# The problem:
Set down the data below without change, skipping the pictures it holds.

# Information supplied:

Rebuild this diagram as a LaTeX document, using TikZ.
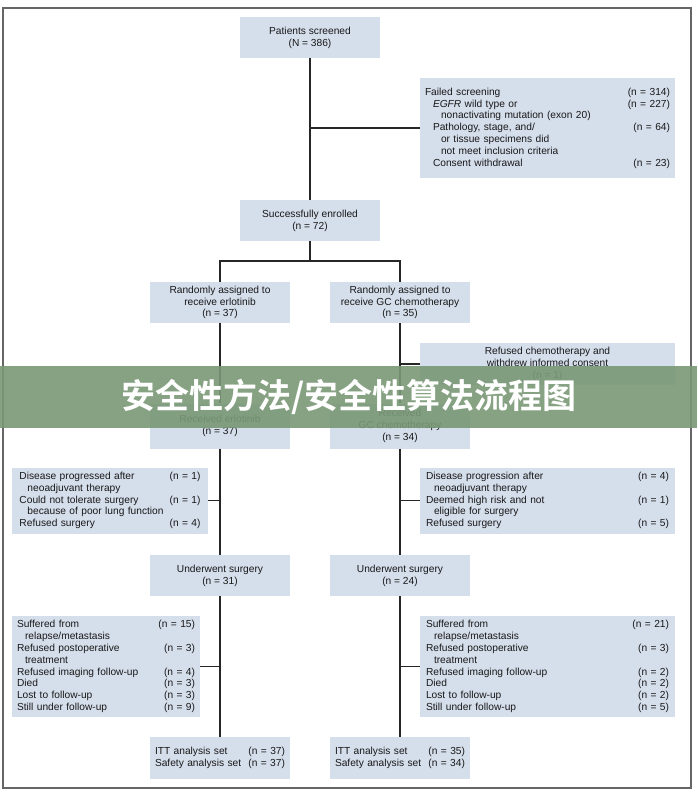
\documentclass[tikz,border=0pt]{standalone}
\usepackage{fontspec}
\setmainfont{Liberation Sans}
\newfontfamily\cjkfont{Noto Sans CJK SC}[BoldFont={Noto Sans CJK SC Bold}]

\definecolor{boxfill}{RGB}{213,222,235}
\definecolor{bannerfill}{RGB}{122,152,118}
\newcommand\ncount[1]{\hskip0pt plus1filll(n = #1)}
\newcommand\subind{\hspace*{8pt}}

\tikzset{
	flowbox/.style={fill=boxfill, text=black!90, align=center, minimum width=140pt,
		minimum height=41pt, inner sep=3pt, font=\fontsize{10.2}{11.8}\selectfont},
	listbox/.style={flowbox, align=left, inner xsep=5pt, inner ysep=4pt},
	link/.style={draw=black!85, line width=1.7pt},
}

\begin{document}
\begin{tikzpicture}[x=1pt, y=-1pt]
		\useasboundingbox (0,0) rectangle (697,794);
		
		% ==========================================
		% FRAME
		% ==========================================
		\draw[black!60, line width=1.4pt] (3,8) rectangle (691,788);
		
		% ==========================================
		% SCREENING & ENROLMENT
		% ==========================================
		\node[flowbox] (screened) at (310,37.5) {Patients screened\\(N = 386)};
		\node[listbox, text width=245pt, minimum height=100pt] (failed) at (547.5,128) {
			Failed screening \ncount{314}\\
			\subind\textit{EGFR} wild type or \ncount{227}\\
			\subind\subind nonactivating mutation (exon 20)\\
			\subind Pathology, stage, and/ \ncount{64}\\
			\subind\subind or tissue specimens did\\
			\subind\subind not meet inclusion criteria\\
			\subind Consent withdrawal \ncount{23}\\[4pt]};
		\node[flowbox] (enrolled) at (310,220.5) {Successfully enrolled\\(n = 72)};
		
		% ==========================================
		% RANDOMISATION
		% ==========================================
		\node[flowbox] (randE) at (220,302.5) {Randomly assigned to\\receive erlotinib\\(n = 37)};
		\node[flowbox] (randG) at (400,302.5) {Randomly assigned to\\receive GC chemotherapy\\(n = 35)};
		\node[flowbox, minimum width=255pt, minimum height=42pt] (refused) at (547.5,364)
			{Refused chemotherapy and\\withdrew informed consent\\(n = 1)};
		\node[flowbox, minimum height=45pt] (recE) at (220,426) {Received erlotinib\\(n = 37)};
		\node[flowbox, minimum height=45pt] (recG) at (400,426) {Received\\GC chemotherapy\\(n = 34)};
		
		% ==========================================
		% SURGERY
		% ==========================================
		\node[listbox, text width=181pt, minimum width=196pt, minimum height=66pt] (exclE) at (110,500.5) {
			Disease progressed after \ncount{1}\\
			\subind neoadjuvant therapy\\
			Could not tolerate surgery \ncount{1}\\
			\subind because of poor lung function\\
			Refused surgery \ncount{4}};
		\node[listbox, text width=243pt, minimum width=255pt, minimum height=66pt] (exclG) at (547.5,500.5) {
			Disease progression after \ncount{4}\\
			\subind neoadjuvant therapy\\
			Deemed high risk and not \ncount{1}\\
			\subind eligible for surgery\\
			Refused surgery \ncount{5}};
		\node[flowbox] (surgE) at (220,575.5) {Underwent surgery\\(n = 31)};
		\node[flowbox] (surgG) at (400,575.5) {Underwent surgery\\(n = 24)};
		
		% ==========================================
		% FOLLOW-UP & ANALYSIS SETS
		% ==========================================
		\node[listbox, text width=178pt, minimum width=188pt, minimum height=101pt] (followE) at (106,666.5) {
			Suffered from \ncount{15}\\
			\subind relapse/metastasis\\
			Refused postoperative \ncount{3}\\
			\subind treatment\\
			Refused imaging follow-up \ncount{4}\\
			Died \ncount{3}\\
			Lost to follow-up \ncount{3}\\
			Still under follow-up \ncount{9}};
		\node[listbox, text width=243pt, minimum width=255pt, minimum height=101pt] (followG) at (547.5,666.5) {
			Suffered from \ncount{21}\\
			\subind relapse/metastasis\\
			Refused postoperative \ncount{3}\\
			\subind treatment\\
			Refused imaging follow-up \ncount{2}\\
			Died \ncount{2}\\
			Lost to follow-up \ncount{2}\\
			Still under follow-up \ncount{5}};
		\node[listbox, text width=130pt, minimum height=42pt] (ittE) at (220,758) {
			ITT analysis set \ncount{37}\\
			Safety analysis set \ncount{37}};
		\node[listbox, text width=130pt, minimum height=42pt] (ittG) at (400,758) {
			ITT analysis set \ncount{35}\\
			Safety analysis set \ncount{34}};
		
		% ==========================================
		% CONNECTORS
		% ==========================================
		\coordinate (split) at (310,261);
		\draw[link] (screened) -- (enrolled);
		\draw[link] (failed.west) -- (failed.west -| screened);
		\draw[link] (enrolled) -- (split);
		\draw[link] (randE.north) |- (split) -| (randG.north);
		\draw[link] (randE) -- (recE);
		\draw[link] (randG) -- (recG);
		\draw[link] (refused.west) -- (refused.west -| randG);
		\draw[link] (recE) -- (surgE);
		\draw[link] (recG) -- (surgG);
		\draw[link] (exclE.east) -- (exclE.east -| recE);
		\draw[link] (exclG.west) -- (exclG.west -| recG);
		\draw[link] (surgE) -- (ittE);
		\draw[link] (surgG) -- (ittG);
		\draw[link] (followE.east) -- (followE.east -| surgE);
		\draw[link] (followG.west) -- (followG.west -| surgG);
		
		% ==========================================
		% BANNER
		% ==========================================
		\fill[bannerfill, fill opacity=0.9] (0,366) rectangle (697,428);
		\node[text=white, font=\fontsize{34}{36}\selectfont\cjkfont\bfseries] (banner) at (349,397)
			{安全性方法/安全性算法流程图};
		
	\end{tikzpicture}
\end{document}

# Task response:
Rebuild this diagram as a LaTeX document, using TikZ.
\documentclass[tikz,border=0pt]{standalone}
\usepackage{fontspec}
\setmainfont{Liberation Sans}
\newfontfamily\cjkfont{Noto Sans CJK SC}[BoldFont={Noto Sans CJK SC Bold}]

\definecolor{boxfill}{RGB}{213,222,235}
\definecolor{bannerfill}{RGB}{122,152,118}
\newcommand\ncount[1]{\hskip0pt plus1filll(n = #1)}
\newcommand\subind{\hspace*{8pt}}

\tikzset{
	flowbox/.style={fill=boxfill, text=black!90, align=center, minimum width=140pt,
		minimum height=41pt, inner sep=3pt, font=\fontsize{10.2}{11.8}\selectfont},
	listbox/.style={flowbox, align=left, inner xsep=5pt, inner ysep=4pt},
	link/.style={draw=black!85, line width=1.7pt},
}

\begin{document}
\begin{tikzpicture}[x=1pt, y=-1pt]
		\useasboundingbox (0,0) rectangle (697,794);
		
		% ==========================================
		% FRAME
		% ==========================================
		\draw[black!60, line width=1.4pt] (3,8) rectangle (691,788);
		
		% ==========================================
		% SCREENING & ENROLMENT
		% ==========================================
		\node[flowbox] (screened) at (310,37.5) {Patients screened\\(N = 386)};
		\node[listbox, text width=245pt, minimum height=100pt] (failed) at (547.5,128) {
			Failed screening \ncount{314}\\
			\subind\textit{EGFR} wild type or \ncount{227}\\
			\subind\subind nonactivating mutation (exon 20)\\
			\subind Pathology, stage, and/ \ncount{64}\\
			\subind\subind or tissue specimens did\\
			\subind\subind not meet inclusion criteria\\
			\subind Consent withdrawal \ncount{23}\\[4pt]};
		\node[flowbox] (enrolled) at (310,220.5) {Successfully enrolled\\(n = 72)};
		
		% ==========================================
		% RANDOMISATION
		% ==========================================
		\node[flowbox] (randE) at (220,302.5) {Randomly assigned to\\receive erlotinib\\(n = 37)};
		\node[flowbox] (randG) at (400,302.5) {Randomly assigned to\\receive GC chemotherapy\\(n = 35)};
		\node[flowbox, minimum width=255pt, minimum height=42pt] (refused) at (547.5,364)
			{Refused chemotherapy and\\withdrew informed consent\\(n = 1)};
		\node[flowbox, minimum height=45pt] (recE) at (220,426) {Received erlotinib\\(n = 37)};
		\node[flowbox, minimum height=45pt] (recG) at (400,426) {Received\\GC chemotherapy\\(n = 34)};
		
		% ==========================================
		% SURGERY
		% ==========================================
		\node[listbox, text width=181pt, minimum width=196pt, minimum height=66pt] (exclE) at (110,500.5) {
			Disease progressed after \ncount{1}\\
			\subind neoadjuvant therapy\\
			Could not tolerate surgery \ncount{1}\\
			\subind because of poor lung function\\
			Refused surgery \ncount{4}};
		\node[listbox, text width=243pt, minimum width=255pt, minimum height=66pt] (exclG) at (547.5,500.5) {
			Disease progression after \ncount{4}\\
			\subind neoadjuvant therapy\\
			Deemed high risk and not \ncount{1}\\
			\subind eligible for surgery\\
			Refused surgery \ncount{5}};
		\node[flowbox] (surgE) at (220,575.5) {Underwent surgery\\(n = 31)};
		\node[flowbox] (surgG) at (400,575.5) {Underwent surgery\\(n = 24)};
		
		% ==========================================
		% FOLLOW-UP & ANALYSIS SETS
		% ==========================================
		\node[listbox, text width=178pt, minimum width=188pt, minimum height=101pt] (followE) at (106,666.5) {
			Suffered from \ncount{15}\\
			\subind relapse/metastasis\\
			Refused postoperative \ncount{3}\\
			\subind treatment\\
			Refused imaging follow-up \ncount{4}\\
			Died \ncount{3}\\
			Lost to follow-up \ncount{3}\\
			Still under follow-up \ncount{9}};
		\node[listbox, text width=243pt, minimum width=255pt, minimum height=101pt] (followG) at (547.5,666.5) {
			Suffered from \ncount{21}\\
			\subind relapse/metastasis\\
			Refused postoperative \ncount{3}\\
			\subind treatment\\
			Refused imaging follow-up \ncount{2}\\
			Died \ncount{2}\\
			Lost to follow-up \ncount{2}\\
			Still under follow-up \ncount{5}};
		\node[listbox, text width=130pt, minimum height=42pt] (ittE) at (220,758) {
			ITT analysis set \ncount{37}\\
			Safety analysis set \ncount{37}};
		\node[listbox, text width=130pt, minimum height=42pt] (ittG) at (400,758) {
			ITT analysis set \ncount{35}\\
			Safety analysis set \ncount{34}};
		
		% ==========================================
		% CONNECTORS
		% ==========================================
		\coordinate (split) at (310,261);
		\draw[link] (screened) -- (enrolled);
		\draw[link] (failed.west) -- (failed.west -| screened);
		\draw[link] (enrolled) -- (split);
		\draw[link] (randE.north) |- (split) -| (randG.north);
		\draw[link] (randE) -- (recE);
		\draw[link] (randG) -- (recG);
		\draw[link] (refused.west) -- (refused.west -| randG);
		\draw[link] (recE) -- (surgE);
		\draw[link] (recG) -- (surgG);
		\draw[link] (exclE.east) -- (exclE.east -| recE);
		\draw[link] (exclG.west) -- (exclG.west -| recG);
		\draw[link] (surgE) -- (ittE);
		\draw[link] (surgG) -- (ittG);
		\draw[link] (followE.east) -- (followE.east -| surgE);
		\draw[link] (followG.west) -- (followG.west -| surgG);
		
		% ==========================================
		% BANNER
		% ==========================================
		\fill[bannerfill, fill opacity=0.9] (0,366) rectangle (697,428);
		\node[text=white, font=\fontsize{34}{36}\selectfont\cjkfont\bfseries] (banner) at (349,397)
			{安全性方法/安全性算法流程图};
		
	\end{tikzpicture}
\end{document}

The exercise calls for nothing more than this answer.